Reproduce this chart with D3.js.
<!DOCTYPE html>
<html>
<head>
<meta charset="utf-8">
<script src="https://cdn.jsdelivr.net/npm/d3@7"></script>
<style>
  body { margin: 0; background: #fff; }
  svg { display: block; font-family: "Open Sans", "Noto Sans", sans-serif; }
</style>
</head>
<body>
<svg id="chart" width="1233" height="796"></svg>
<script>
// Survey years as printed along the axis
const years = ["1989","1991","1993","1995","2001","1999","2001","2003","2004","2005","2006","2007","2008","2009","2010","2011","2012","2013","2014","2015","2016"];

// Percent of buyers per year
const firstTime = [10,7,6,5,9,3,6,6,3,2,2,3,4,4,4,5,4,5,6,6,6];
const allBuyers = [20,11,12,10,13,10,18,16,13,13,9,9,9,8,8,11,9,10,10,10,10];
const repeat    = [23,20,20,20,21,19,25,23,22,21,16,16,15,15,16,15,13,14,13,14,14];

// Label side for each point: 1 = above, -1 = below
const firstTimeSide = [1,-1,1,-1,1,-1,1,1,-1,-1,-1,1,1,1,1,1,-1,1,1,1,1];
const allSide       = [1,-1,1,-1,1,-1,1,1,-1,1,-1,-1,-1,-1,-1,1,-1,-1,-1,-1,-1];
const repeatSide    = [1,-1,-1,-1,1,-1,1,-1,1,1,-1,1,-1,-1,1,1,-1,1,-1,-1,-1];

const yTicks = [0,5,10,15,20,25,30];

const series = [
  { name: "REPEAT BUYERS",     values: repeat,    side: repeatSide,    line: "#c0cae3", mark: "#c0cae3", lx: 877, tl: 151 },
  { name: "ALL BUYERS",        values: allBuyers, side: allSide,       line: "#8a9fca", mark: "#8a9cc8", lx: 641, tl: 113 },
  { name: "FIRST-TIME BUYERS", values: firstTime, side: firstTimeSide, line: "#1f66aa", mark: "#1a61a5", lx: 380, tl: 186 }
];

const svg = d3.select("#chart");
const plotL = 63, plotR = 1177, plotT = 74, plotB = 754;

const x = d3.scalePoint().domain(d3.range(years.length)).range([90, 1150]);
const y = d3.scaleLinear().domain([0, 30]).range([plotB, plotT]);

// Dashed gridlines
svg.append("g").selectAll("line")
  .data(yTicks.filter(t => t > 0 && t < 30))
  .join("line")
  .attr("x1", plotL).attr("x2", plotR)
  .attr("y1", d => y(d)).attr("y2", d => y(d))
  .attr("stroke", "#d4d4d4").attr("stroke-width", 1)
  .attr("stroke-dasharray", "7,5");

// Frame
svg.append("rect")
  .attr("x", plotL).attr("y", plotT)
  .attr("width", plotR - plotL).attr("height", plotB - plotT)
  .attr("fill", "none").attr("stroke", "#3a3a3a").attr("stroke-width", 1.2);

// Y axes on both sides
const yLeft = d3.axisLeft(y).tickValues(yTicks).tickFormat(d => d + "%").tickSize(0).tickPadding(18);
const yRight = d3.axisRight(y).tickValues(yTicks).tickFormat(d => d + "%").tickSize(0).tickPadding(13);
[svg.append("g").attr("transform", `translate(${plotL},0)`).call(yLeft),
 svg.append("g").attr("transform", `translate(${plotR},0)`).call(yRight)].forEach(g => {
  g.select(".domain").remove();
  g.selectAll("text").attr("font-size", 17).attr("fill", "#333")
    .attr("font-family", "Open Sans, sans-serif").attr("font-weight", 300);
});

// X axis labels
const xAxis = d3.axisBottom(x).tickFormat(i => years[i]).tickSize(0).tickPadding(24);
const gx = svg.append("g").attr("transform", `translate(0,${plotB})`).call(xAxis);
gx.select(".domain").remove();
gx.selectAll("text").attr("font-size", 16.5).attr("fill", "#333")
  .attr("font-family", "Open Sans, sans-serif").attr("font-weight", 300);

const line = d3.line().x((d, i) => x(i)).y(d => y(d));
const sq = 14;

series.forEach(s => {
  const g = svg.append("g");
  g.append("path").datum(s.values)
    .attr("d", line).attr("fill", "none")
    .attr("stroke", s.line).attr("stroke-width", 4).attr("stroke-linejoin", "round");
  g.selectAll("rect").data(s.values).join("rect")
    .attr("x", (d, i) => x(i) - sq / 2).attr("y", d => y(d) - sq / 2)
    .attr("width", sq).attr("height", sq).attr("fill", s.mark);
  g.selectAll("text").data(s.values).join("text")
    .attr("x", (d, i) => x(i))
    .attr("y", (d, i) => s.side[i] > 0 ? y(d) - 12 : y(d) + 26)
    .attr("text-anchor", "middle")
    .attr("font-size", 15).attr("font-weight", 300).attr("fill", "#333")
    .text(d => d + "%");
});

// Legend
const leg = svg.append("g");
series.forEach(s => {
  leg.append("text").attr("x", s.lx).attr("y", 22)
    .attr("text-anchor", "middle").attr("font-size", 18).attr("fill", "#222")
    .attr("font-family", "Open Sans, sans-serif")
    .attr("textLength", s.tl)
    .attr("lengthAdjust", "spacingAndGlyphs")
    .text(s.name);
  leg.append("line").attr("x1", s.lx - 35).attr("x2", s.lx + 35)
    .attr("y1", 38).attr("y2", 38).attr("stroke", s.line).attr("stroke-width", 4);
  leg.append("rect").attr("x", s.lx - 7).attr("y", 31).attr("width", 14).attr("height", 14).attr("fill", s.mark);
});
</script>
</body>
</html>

********************

- _Task directions_: Using the listing above, pull out all lines that hold the word "chart".

- _Task output_:
Reproduce this chart with D3.js.
<svg id="chart" width="1233" height="796"></svg>
const svg = d3.select("#chart");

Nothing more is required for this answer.